In a recent statement, Dr. Kirida highlighted that the U.S. has imposed a staggering 36% import tariff on Thai goods, effective April 9, 2025. This increase is part of a broader strategy by the U.S. to levy higher tariffs on imports from numerous countries, which, according to Dr. Kirida, will affect not only Thailand but also its competitors in ASEAN like Vietnam, Cambodia, Laos, and Myanmar. China faces even steeper tariffs, with a total of 54% due to additional increases on previously levied tariffs.

Dr. Kirida noted that the impact of these tariffs is expected to be profound, predicting that Thailand's exports could grow only by 1-2% this year, a significant drop from last year's growth of 5.4%. He stated, “We must assess our competitors and their tariff rates. If they face higher tariffs than Thailand, we may have opportunities to increase our exports, especially in sectors like electronics and automotive components.”

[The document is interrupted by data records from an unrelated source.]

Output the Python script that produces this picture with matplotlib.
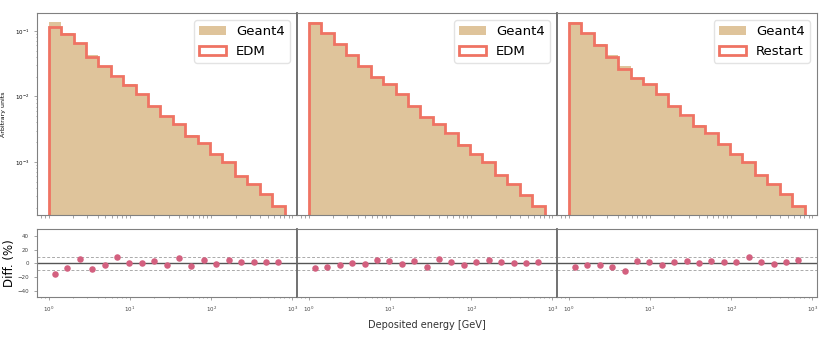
import numpy as np
import matplotlib
matplotlib.use("Agg")
import matplotlib.pyplot as plt

# ---- data ----
bin_edges_log = (0.0, 2.905, 20)          # log10 of first/last edge, number of edges
labels = ["EDM", "EDM", "Restart"]

geant4 = [0.134, 0.0933, 0.0627, 0.0421, 0.0289, 0.0194, 0.0152, 0.0107, 0.00708,
          0.00493, 0.00372, 0.00262, 0.00191, 0.00131, 0.00099, 0.00062, 0.000462,
          0.000318, 0.000211]

edm1 = [0.115, 0.088, 0.0656, 0.0396, 0.0289, 0.0203, 0.0150, 0.0108, 0.00708,
        0.00499, 0.00376, 0.00253, 0.00195, 0.00130, 0.00100, 0.000620, 0.000468,
        0.000321, 0.000213]
edm2 = [0.1296, 0.0912, 0.0620, 0.0426, 0.0289, 0.0196, 0.01535, 0.0107, 0.00708,
        0.00486, 0.00376, 0.00272, 0.00184, 0.00134, 0.00100, 0.000626, 0.000468,
        0.000318, 0.000213]
restart = [0.1296, 0.0933, 0.0605, 0.0402, 0.0260, 0.0194, 0.01535, 0.0108, 0.00708,
           0.00516, 0.00355, 0.00272, 0.00186, 0.00131, 0.00100, 0.000626, 0.000468,
           0.000321, 0.000213]

diff1 = [-15.4, -6.3, 5.8, -7.7, -1.9, 8.7, 0.0, 0.0, 3.9, -2.4, 7.2, -3.4, 4.3,
         -0.5, 5.3, 1.4, 1.4, 1.4, 1.9]
diff2 = [-6.3, -5.3, -1.9, 0.0, -0.5, 5.3, 2.9, -1.4, 3.9, -5.3, 6.7, 1.4, -2.4,
         2.4, 4.3, 1.9, 0.0, 1.0, 1.9]
diff3 = [-5.3, -1.9, -2.9, -5.3, -10.6, 3.9, 2.4, -1.9, 2.4, 2.9, 0.0, 3.4, 1.4,
         1.9, 8.7, 2.4, -1.0, 2.4, 4.3]

models = [edm1, edm2, restart]
diffs = [diff1, diff2, diff3]

# ---- style ----
fill_col = "#dfc49b"
step_col = "#ef7363"
dot_col = "#d3607f"
spine_col = "#808080"

edges = np.logspace(*bin_edges_log)
centers = np.sqrt(edges[:-1] * edges[1:])

fig = plt.figure(figsize=(8.31, 3.38), dpi=100)
L, R = 0.0442, 0.9828
w = (R - L) / 3
top_b, top_t = 0.3639, 0.9606
bot_b, bot_t = 0.1204, 0.3216

for i in range(3):
    x0 = L + i * w
    axt = fig.add_axes([x0, top_b, w, top_t - top_b])
    axb = fig.add_axes([x0, bot_b, w, bot_t - bot_b], sharex=axt)

    axt.hist(centers, bins=edges, weights=geant4, histtype="stepfilled",
             color=fill_col, label="Geant4")
    axt.hist(centers, bins=edges, weights=models[i], histtype="step",
             color=step_col, lw=2, label=labels[i])
    axt.set_xscale("log")
    axt.set_yscale("log")
    axt.set_xlim(10 ** -0.148, 10 ** 3.055)
    axt.set_ylim(1.55e-4, 0.185)
    leg = axt.legend(loc="upper right", fontsize=9.5, frameon=True)
    leg.get_frame().set_edgecolor("#dddddd")
    axt.tick_params(axis="x", which="both", labelbottom=False, length=2,
                    color=spine_col, width=0.5)
    axt.tick_params(axis="y", which="major", labelsize=4, length=2,
                    color=spine_col, width=0.5)
    axt.tick_params(axis="y", which="minor", length=1, color=spine_col, width=0.5)
    if i == 0:
        axt.set_ylabel("Arbitrary units", fontsize=4.5, labelpad=6)
    else:
        axt.tick_params(axis="y", which="both", left=False, labelleft=False)

    axb.scatter(centers, diffs[i], s=22, color=dot_col, zorder=3, linewidths=0)
    axb.axhline(0, color="#555555", lw=1)
    axb.axhline(10, color="#aaaaaa", lw=0.7, ls=(0, (3, 2)))
    axb.axhline(-10, color="#aaaaaa", lw=0.7, ls=(0, (3, 2)))
    axb.set_ylim(-50, 50)
    axb.set_yticks([-40, -20, 0, 20, 40])
    axb.tick_params(axis="both", which="major", labelsize=4, length=2,
                    color=spine_col, width=0.5, labelcolor="#444444")
    axb.tick_params(axis="both", which="minor", length=1, color=spine_col, width=0.5)
    if i == 0:
        axb.set_ylabel("Diff. (%)", fontsize=8.5, labelpad=1)
    else:
        axb.tick_params(axis="y", which="both", left=False, labelleft=False)
    if i == 1:
        axb.set_xlabel("Deposited energy [GeV]", fontsize=7, color="#333333")

    for ax in (axt, axb):
        for s in ax.spines.values():
            s.set_color(spine_col)
        if i > 0:
            ax.spines["left"].set_linewidth(1.3)
            ax.spines["left"].set_color("#666666")

fig.savefig("out.png", dpi=100)
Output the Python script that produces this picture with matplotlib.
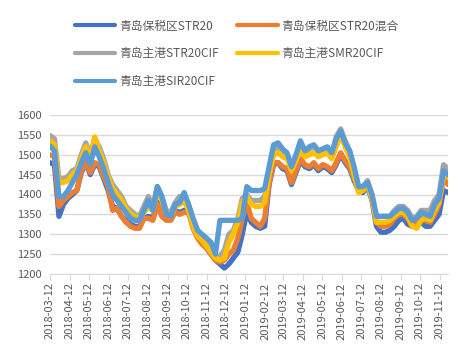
import pandas as pd
import matplotlib.pyplot as plt
import matplotlib.dates as mdates

plt.rcParams['font.family'] = ['Noto Sans CJK SC', 'DejaVu Sans']

# weekly observations starting 2018-03-12
dates = pd.date_range('2018-03-12', periods=90, freq='7D')

str20 = [1480, 1475, 1345, 1375, 1390, 1400, 1410, 1455, 1480, 1450,
         1475, 1470, 1440, 1410, 1370, 1365, 1345, 1335, 1325, 1320,
         1320, 1340, 1345, 1340, 1380, 1350, 1340, 1340, 1360, 1355,
         1360, 1355, 1320, 1295, 1280, 1265, 1250, 1235, 1225, 1215,
         1225, 1240, 1255, 1300, 1355, 1330, 1320, 1315, 1320, 1425,
         1475, 1480, 1465, 1460, 1425, 1455, 1485, 1470, 1465, 1475,
         1460, 1470, 1465, 1455, 1475, 1500, 1480, 1465, 1435, 1410,
         1405, 1420, 1385, 1320, 1305, 1305, 1310, 1320, 1335, 1340,
         1325, 1320, 1330, 1330, 1320, 1320, 1335, 1350, 1410, 1405]

str20_mix = [1500, 1495, 1370, 1385, 1395, 1405, 1410, 1460, 1480, 1455,
             1480, 1475, 1445, 1420, 1360, 1365, 1345, 1330, 1320, 1315,
             1315, 1340, 1340, 1335, 1375, 1345, 1335, 1335, 1355, 1350,
             1355, 1355, 1315, 1290, 1275, 1265, 1250, 1235, 1230, 1235,
             1250, 1260, 1290, 1340, 1380, 1340, 1330, 1320, 1340, 1430,
             1480, 1480, 1470, 1465, 1430, 1460, 1490, 1475, 1470, 1480,
             1465, 1475, 1470, 1460, 1480, 1505, 1485, 1470, 1440, 1415,
             1410, 1425, 1390, 1330, 1320, 1320, 1325, 1340, 1350, 1350,
             1340, 1320, 1325, 1340, 1335, 1330, 1350, 1375, 1440, 1425]

str20_cif = [1548, 1540, 1440, 1440, 1445, 1460, 1465, 1500, 1530, 1500,
             1540, 1520, 1490, 1450, 1425, 1410, 1395, 1370, 1360, 1350,
             1345, 1370, 1395, 1370, 1420, 1395, 1360, 1355, 1380, 1395,
             1395, 1370, 1335, 1310, 1295, 1280, 1270, 1245, 1245, 1260,
             1300, 1310, 1340, 1390, 1400, 1385, 1385, 1385, 1395, 1460,
             1510, 1520, 1510, 1500, 1465, 1495, 1530, 1505, 1515, 1520,
             1505, 1510, 1515, 1500, 1545, 1565, 1535, 1510, 1465, 1420,
             1420, 1435, 1400, 1345, 1345, 1345, 1345, 1360, 1370, 1370,
             1360, 1340, 1345, 1360, 1360, 1360, 1385, 1400, 1475, 1465]

smr20_cif = [1535, 1525, 1430, 1430, 1435, 1450, 1460, 1490, 1520, 1490,
             1545, 1510, 1480, 1445, 1415, 1400, 1385, 1365, 1350, 1345,
             1340, 1355, 1370, 1360, 1410, 1385, 1350, 1345, 1370, 1375,
             1385, 1360, 1320, 1295, 1285, 1270, 1255, 1240, 1235, 1240,
             1280, 1300, 1330, 1380, 1395, 1375, 1370, 1370, 1380, 1450,
             1500, 1505, 1495, 1490, 1460, 1485, 1515, 1495, 1500, 1505,
             1495, 1500, 1505, 1490, 1520, 1550, 1520, 1495, 1450, 1405,
             1410, 1425, 1390, 1330, 1330, 1330, 1335, 1345, 1355, 1355,
             1345, 1320, 1315, 1335, 1340, 1335, 1360, 1380, 1450, 1445]

sir20_cif = [1522, 1510, 1395, 1395, 1410, 1430, 1450, 1480, 1505, 1475,
             1520, 1495, 1465, 1430, 1400, 1385, 1370, 1355, 1340, 1335,
             1335, 1360, 1385, 1360, 1420, 1395, 1350, 1345, 1375, 1380,
             1405, 1375, 1340, 1310, 1300, 1290, 1280, 1250, 1335, 1335,
             1335, 1335, 1335, 1340, 1420, 1410, 1410, 1410, 1415, 1470,
             1525, 1530, 1515, 1505, 1470, 1500, 1535, 1510, 1520, 1525,
             1510, 1515, 1520, 1505, 1540, 1560, 1530, 1510, 1470, 1420,
             1420, 1430, 1400, 1345, 1345, 1345, 1345, 1355, 1365, 1365,
             1355, 1335, 1340, 1355, 1350, 1345, 1375, 1390, 1460, 1450]

labels = ['青岛保税区STR20', '青岛保税区STR20混合', '青岛主港STR20CIF',
          '青岛主港SMR20CIF', '青岛主港SIR20CIF']
series = [str20, str20_mix, str20_cif, smr20_cif, sir20_cif]
colors = ['#4472C4', '#ED7D31', '#A5A5A5', '#FFC000', '#5B9BD5']

tick_dates = pd.date_range('2018-03-12', '2019-11-12', freq=pd.DateOffset(months=1))

fig = plt.figure(figsize=(4.72, 3.54), dpi=100)
ax = fig.add_axes([50 / 472, 80 / 354, 398 / 472, 159 / 354])

lines = []
for vals, lab, col in zip(series, labels, colors):
    ln, = ax.plot(dates, vals, color=col, lw=3.8, label=lab,
                  solid_joinstyle='round', solid_capstyle='round')
    lines.append(ln)

ax.set_ylim(1200, 1600)
ax.set_yticks(range(1200, 1601, 50))
ax.set_xlim(dates[0], dates[-1])
ax.set_xticks(tick_dates)
ax.xaxis.set_major_formatter(mdates.DateFormatter('%Y-%m-%d'))
ax.grid(axis='y', color='#D9D9D9', lw=1)
ax.set_axisbelow(True)
for s in ['top', 'right', 'left']:
    ax.spines[s].set_visible(False)
ax.spines['bottom'].set_color('#D9D9D9')
ax.tick_params(axis='y', length=0, labelsize=8, labelcolor='#595959', pad=6)
ax.tick_params(axis='x', length=4, color='#D9D9D9', labelsize=8,
               labelcolor='#595959', rotation=90, pad=2)

# legend filled row by row like the original
order = [0, 2, 4, 1, 3]
leg = fig.legend([lines[i] for i in order], [labels[i] for i in order],
                 ncol=2, loc='upper left', bbox_to_anchor=(64 / 472, 1 - 9 / 354),
                 frameon=False, fontsize=8.5, handlelength=3.4, handletextpad=0.35,
                 columnspacing=1.6, labelspacing=1.25, labelcolor='#595959')
for h in leg.legend_handles:
    h.set_linewidth(3)

fig.savefig('out.png', dpi=100)
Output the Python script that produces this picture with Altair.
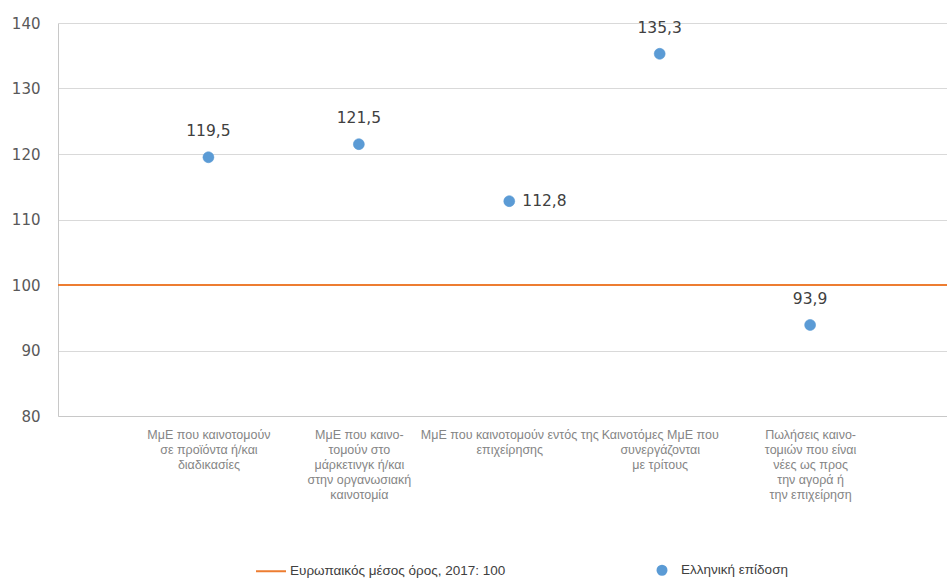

In terms of specific products, Dr. Kirida pointed to high-value exports such as transformers, jewelry, air conditioning units, and automotive parts that are likely to be affected. He emphasized that the U.S. tariffs would result in Thai exporters facing a combined tax burden of 38.5%, significantly higher than Mexico's 25% tariff rate.

As the global economy slows, Dr. Kirida expressed concerns about the overall economic stability of Thailand, predicting that rising logistics costs and tariffs will create a challenging environment for exporters. He stated, “We need to turn this crisis into an opportunity by finding ways to penetrate markets in China and Vietnam, where tariffs are higher than ours.”

To mitigate the adverse effects of these tariffs, Dr. Kirida suggested that Thailand should engage in negotiations with the U.S. to explore potential reductions in import duties. He outlined three key areas where the U.S. might seek concessions from Thailand: lowering tariffs on U.S. imports, increasing quotas for certain products like corn and coffee, and easing health standards for imports such as U.S. pork.

Meanwhile, the University of the Thai Chamber of Commerce has conducted a survey indicating that consumer spending during the upcoming Songkran festival is expected to boost the economy, with an estimated 134.63 billion baht circulating—an increase of 4.5% from last year. Despite concerns about a recent earthquake, the survey suggests that consumers remain optimistic about the festive season.

Dr. Thanawat Phonwichai, President of the University of the Thai Chamber of Commerce, remarked on the potential impact of reciprocal tariffs on Thailand's economy, noting that the 36% tariff could reduce Thailand's export value by approximately 359.1 billion baht, significantly affecting GDP growth. He noted that the direct impact from exports to the U.S. could result in a decline of 300.2 billion baht, while indirect effects could further decrease growth by 1-2%.

In light of these developments, investment analysts are closely monitoring the situation. Mr. Sumbat Narawuthichai, Secretary-General of the Investment Analysts Association (IAA), shared insights from a recent survey of 23 investment firms. The survey indicated a consensus among analysts that the Thai economy may grow less than 2% this year due to the compounded effects of tariffs and global economic conditions.

As for the stock market, analysts predict that earnings per share (EPS) for 2025 will average around 90.03 baht, down from earlier projections of 94.95 baht. The market is expected to fluctuate between 1,113 and 1,336 points, closing the year at approximately 1,322 points.

In response to the economic challenges, analysts recommend diversifying investments, particularly in sectors like retail, food and beverage, and technology, while advising caution in automotive and electronics sectors that may be adversely affected by import tariffs.

Overall, the current landscape presents both challenges and opportunities for Thailand. By strategically addressing tariff impacts and capitalizing on potential market shifts, the country can navigate these turbulent economic waters. Dr. Kirida concluded, “We need to collaborate across sectors to minimize risks and leverage opportunities that arise from these changes.”